Over the past several years, Rhode Island has seen a rapidly growing population of people living outdoors. According to data from the Rhode Island Coalition to End Homelessness, the number of people experiencing homelessness in RI has more than doubled since 2020. At the same time, median home prices in the Ocean State have hit record highs, and the average monthly rent for a two-bedroom apartment in the state has exceeded $2,000, making at least one-third of Rhode Island households cost-burdened.
This climate has exacerbated the strain on local organizations that offer support—like health care and social services—to people who are unhoused.
“That’s something that we feel, that I feel, that our team feels,” says Megan Smith, adjunct assistant professor of medical science at Brown’s Warren Alpert Medical School. Smith works with House of Hope RI to connect unhoused people in Providence with resources like medical care and access to social workers. For nearly two decades, her work, like the work of dedicated faculty members across Brown’s School of Public Health and medical school, has supported Rhode Island’s unhoused population through community-driven practice and research.
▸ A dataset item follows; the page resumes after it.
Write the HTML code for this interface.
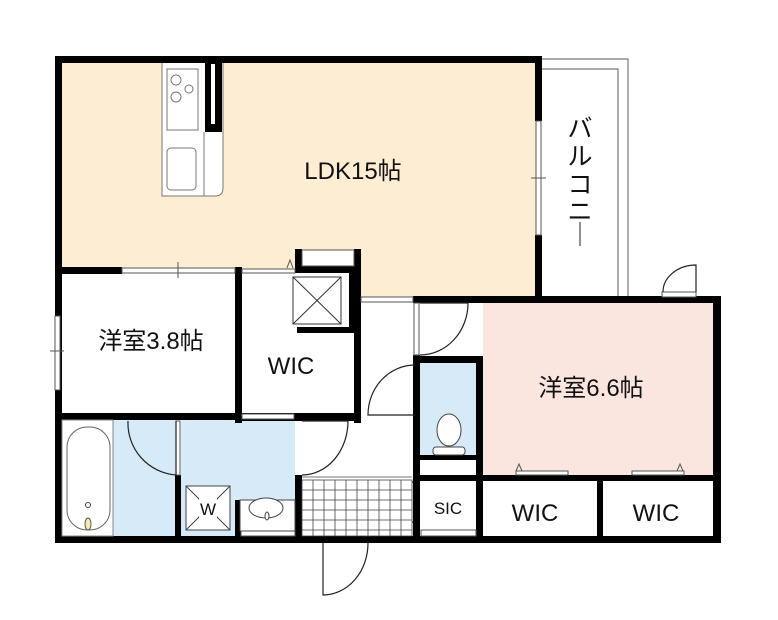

Smith takes her medical students into the community regularly to provide care and to distribute supplies, ranging from hygiene products to naloxone. She sees rapid changes taking place, compounding a long-standing struggle for housing. “Just in the past few months it has been accelerated by the closing of around 700 [shelter] beds that are open during the winter. So it feels like an acute event on top of a chronic trend,” she says. “There's definitely more people staying outside now than I've ever seen in my career.”
Compounding Crises
Rhode Island’s homelessness challenges have been made even more complex by another crisis that emerged in recent years: fentanyl. The synthetic opioid has had a devastating effect on drug users within unhoused communities. “These are deeply intersectional and interwoven issues,” says Smith. And while she stresses that only some unhoused people use illegal substances, it is a factor that should not be ignored.
“There are plenty of people experiencing homelessness who do not, have not, will not ever use substances. But we need to talk about the fact that, especially for unsheltered folks, the middle of that Venn diagram is pretty big. And there are structural reasons for that,” she says.